Why does it take so many pages of documentation and legalese to take these investment dollars?

Startup investmentStartup clients often wonder why they need dozens of pages of explainers, disclaimers, projections, and regulatory references to take on cash from investors.

The first answer is that unless these investors will be actively involved in the business, or unless the dollars coming in are simply loans, you are most likely selling securities.  The sale of securities is a heavily regulated thing, whether you are an evenings-and-weekends startup or listed on the NYSE.

The second answer is that whenever you are dealing with substantial amounts of money — investment amounts worth arguing over and worst case suing over — ideally you will have the terms of the deal and everyone’s assumptions and expectations spelled out.

So these are the main purposes, in my view, of the documentation needed for taking on investment.  It need not cost five figures for a relatively simple seed-stage opt angel startup funding.  But it is worth having the documents prepared professionally, correctly, and tailored to your business.

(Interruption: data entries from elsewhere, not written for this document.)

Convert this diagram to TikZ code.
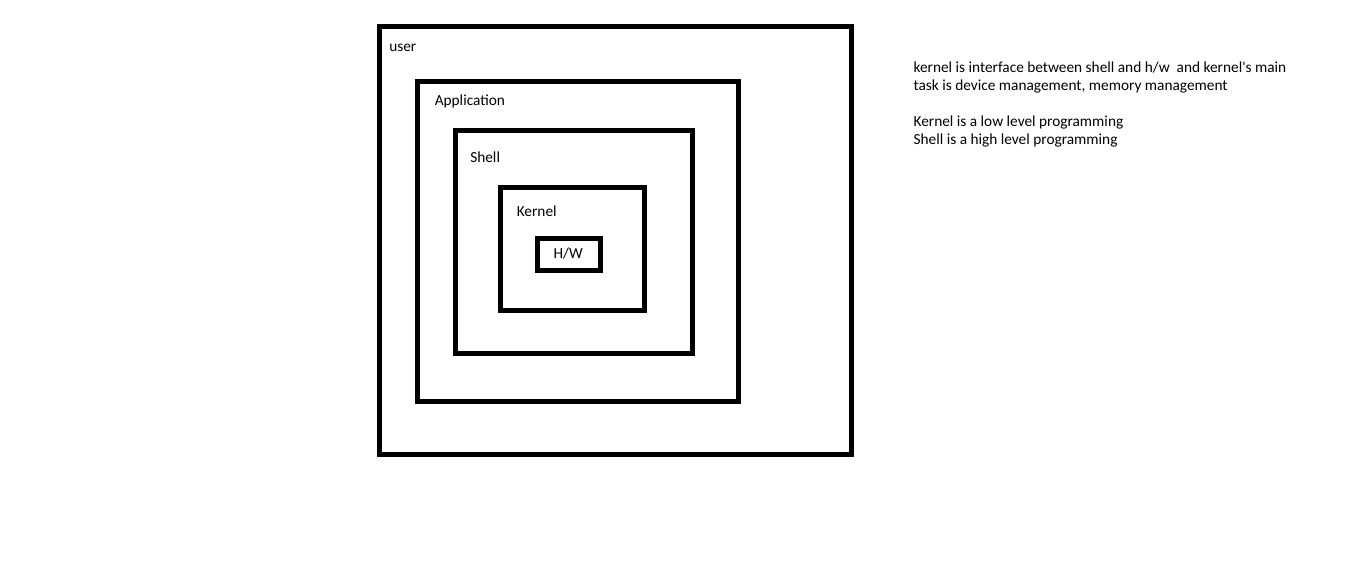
\documentclass[tikz,border=0pt]{standalone}
\usepackage{fontspec}
\setmainfont{Carlito}[Ligatures=TeXOff]
\begin{document}
\begin{tikzpicture}[x=0.75pt,y=-0.75pt,
  layer/.style={draw=black,line width=3.75pt,inner sep=0pt,outer sep=0pt,fill=none},
  lbl/.style={anchor=base west,inner sep=0pt,font=\fontsize{11.5}{13.5}\selectfont,text=black}]
\useasboundingbox[fill=white] (0,0) rectangle (1360,572);
\node[layer,minimum width={472*0.75pt},minimum height={427.5*0.75pt}] (user) at (615.5,240.25) {};
\node[layer,minimum width={321*0.75pt},minimum height={320.5*0.75pt}] (app) at (578,241.25) {};
\node[layer,minimum width={237*0.75pt},minimum height={223*0.75pt}] (shell) at (574,242) {};
\node[layer,minimum width={144*0.75pt},minimum height={123*0.75pt}] (kernel) at (572,248.5) {};
\node[layer,minimum width={62.5*0.75pt},minimum height={31.5*0.75pt}] (hw) at (568.75,254.25) {};
\node[lbl] (tuser) at (389,51.7) {user};
\node[lbl] (tapp) at (434.5,105) {Application};
\node[lbl] (tshell) at (470,162) {Shell};
\node[lbl] (tkernel) at (516.5,216) {Kernel};
\node[lbl] (thw) at (553.3,258.3) {H/W};
\node[lbl] (n1) at (913.3,72.3) {kernel is interface between shell and h/w\ \ and kernel's main};
\node[lbl] (n2) at (913.3,90.3) {task is device management, memory management};
\node[lbl] (n3) at (913.3,126.3) {Kernel is a low level programming};
\node[lbl] (n4) at (913.3,144.3) {Shell is a high level programming};
\end{tikzpicture}
\end{document}
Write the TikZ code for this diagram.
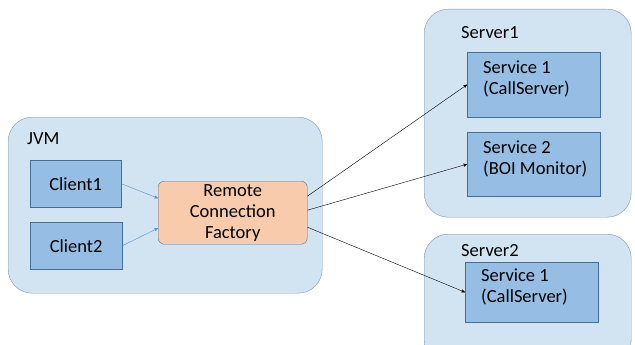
\documentclass[tikz,border=0pt]{standalone}
\usepackage{fontspec}
\setmainfont{Carlito}
\usetikzlibrary{calc}
\usetikzlibrary{arrows}

\definecolor{outerfill}{RGB}{210,227,242}
\definecolor{outerline}{RGB}{120,152,185}
\definecolor{boxfill}{RGB}{150,190,228}
\definecolor{boxline}{RGB}{70,110,155}
\definecolor{rcffill}{RGB}{248,203,173}
\definecolor{linkblue}{RGB}{80,145,210}

\begin{document}
\begin{tikzpicture} [x=1pt,y=-1pt,
 outerbox/.style={draw=outerline, fill=outerfill, rounded corners=24pt, anchor=north west, inner sep=0},
 clientbox/.style={draw=boxline, fill=boxfill, anchor=north west, inner sep=0, font=\fontsize{18.5}{21}\selectfont},
 servicebox/.style={clientbox, align=flush left, text width=101pt, inner xsep=16pt, text depth=35pt},
 caption/.style={anchor=base west, inner sep=0, font=\fontsize{18.5}{21}\selectfont}]
\useasboundingbox (0,0) rectangle (635,345);
% containers
\node[outerbox, minimum width=314, minimum height=176] (jvm) at (8,117) {};
\node[outerbox, minimum width=207, minimum height=208] (server1) at (424,9) {};
\node[outerbox, minimum width=207, minimum height=130] (server2) at (424,234) {};
\node[caption] (jvmlabel) at (27,144) {JVM};
\node[caption] (server1label) at (461,39) {Server1};
\node[caption] (server2label) at (461,256) {Server2};
% boxes
\node[clientbox, minimum width=91, minimum height=47] (client1) at (30,160) {Client1};
\node[clientbox, minimum width=92, minimum height=47] (client2) at (30,222) {Client2};
\node[clientbox, fill=rcffill, draw=boxline!80!gray, rounded corners=6pt, align=center,
 minimum width=149, minimum height=63] (rcf) at (158,181) {Remote\\Connection\\Factory};
\node[servicebox, minimum height=65] (service1) at (467,52) {Service 1\\(CallServer)};
\node[servicebox, minimum height=64] (service2) at (467,132) {Service 2\\\mbox{(BOI Monitor)}};
\node[servicebox, minimum height=60] (service3) at (465,262) {Service 1\\(CallServer)};
% links
\draw[linkblue, ->, >=stealth'] (client1.east) -- ($(rcf.west)+(0,-14.5)$);
\draw[linkblue, ->, >=stealth'] (client2.east) -- ($(rcf.west)+(0,15.5)$);
\draw[black, ->, >=stealth'] ($(rcf.east)+(0,-16.5)$) -- (service1.west);
\draw[black, ->, >=stealth'] ($(rcf.east)+(0,-2.5)$) -- (service2.west);
\draw[black, ->, >=stealth'] ($(rcf.east)+(0,14.5)$) -- (service3.west);
\end{tikzpicture}
\end{document}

The benefits of proper documentation are several:

– regulatory and legal compliance alleviates risk of getting into a jam with the SEC or state securities commissions

– if all potential dollars are not realized, disclosures and signed documentation with investors will help your company deal with any disgruntled investors who might want to make claims against the company and its founders for lost funds

When your documents are prepared and delivered, a few dozen pages are the norm for a convertible debt or equity offering.  More than many people are used to reading in the era of social and mobile-optimized content and overall tl;dr syndrome.  But the content of these documents matter.  And for many early stage companies, going through the exercise of preparing these communications and plans to potential investors is a good exercise in planning, focus, and getting the company’s underlying paperwork in place.